So I saw in my hometown paper, the Los Angeles Times--which I read every day because you never know which issue will be the Souvenir Final one--that a Charlotte Allen praised WALL-E as "profoundly conservative" because, among other things, it "celebrates Western civilization."
Well, I'm a liberal, so much so that I pay a surcharge to my utility so they'll lie to me and tell me my electricity is from wind, and I think that, when conservatives dine out on Western Civilization, they haven't read the ingredients on the back of the box.
I have. Or, more correctly, I'm starting to, because this year I am cracking open my great-grandfather's set of Harvard Classics that have been sitting unread in my hall bookcase for years--having been moved from my parents' hall bookcase, where they sat unread for decades. And the ideas I find there would get you frog-marched out of any right-wing think tank.
Check it out:
January 11: Federalist #1 inaugurates the Era of Big Government: "a dangerous ambition more often lurks behind the specious mask of zeal for the rights of the people, than under the forbidding appearance of zeal for the firmness and efficiency of Government." The Federalist Society has a new target, apparently--The Federalist.
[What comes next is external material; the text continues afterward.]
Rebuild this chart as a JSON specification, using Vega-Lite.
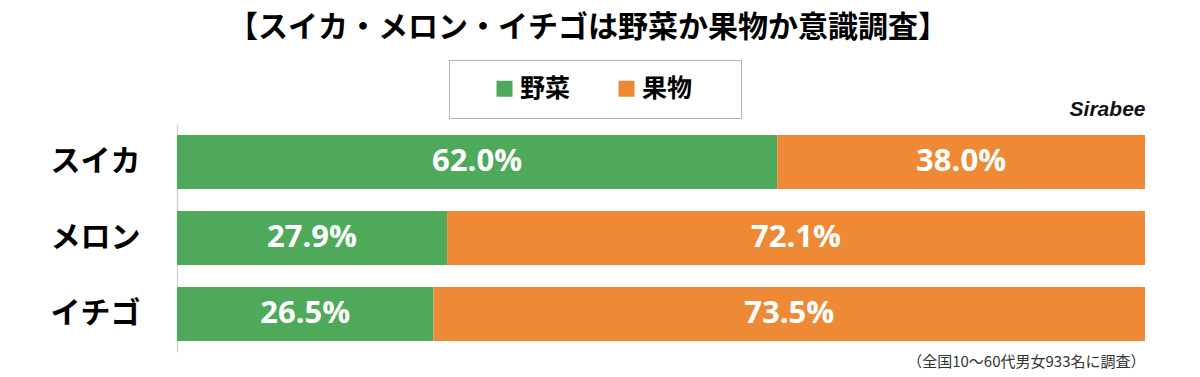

February 25: Daniel Dafoe calls for mass executions of dissenters: "the poison of their nature makes it a charity to our neighbors, to destroy those creatures! ...not for the evil they have done, but the evil they may do!" I know, it sounds conservative, but it was satire--Dafoe was literally pilloried for it.
March 16: Arch-subversive Charles Darwin is presented as an eccentric Victorian gentleman who likes to lie on a beach watching crabs crack coconuts.
April 26: Further attacks on our Judeo-Christian traditions are carried out by David Hume, cleverly disguised as fancy 18th-century prose.
June 5: Adam Smith points out that landlords are jerks.
June 13: Plutarch tells the story of a great empire (Persia) which comes to grief against an insurgency whose members hate each other (Athens, Sparta)
You get the picture. Yeah, there's plenty of counterexamples--Hobbes is included, after all--but maybe we should try to avoid treating our intellectual heritage like trophies we're trying to get custody of in the divorce. Can't we see we're tearing them apart?
But don't take my word for it. Here's Edmund Burke, the capo di tutti conservatives: "[History] may, in the perversion, serve for a magazine, furnishing offensive and defensive weapons for parties in church and state, and supplying the means of keeping alive, or reviving, dissensions and animosities, and adding fuel to civil fury."
He didn't say anything about how to review robot movies, though. Some things we'll just have to figure out on our own.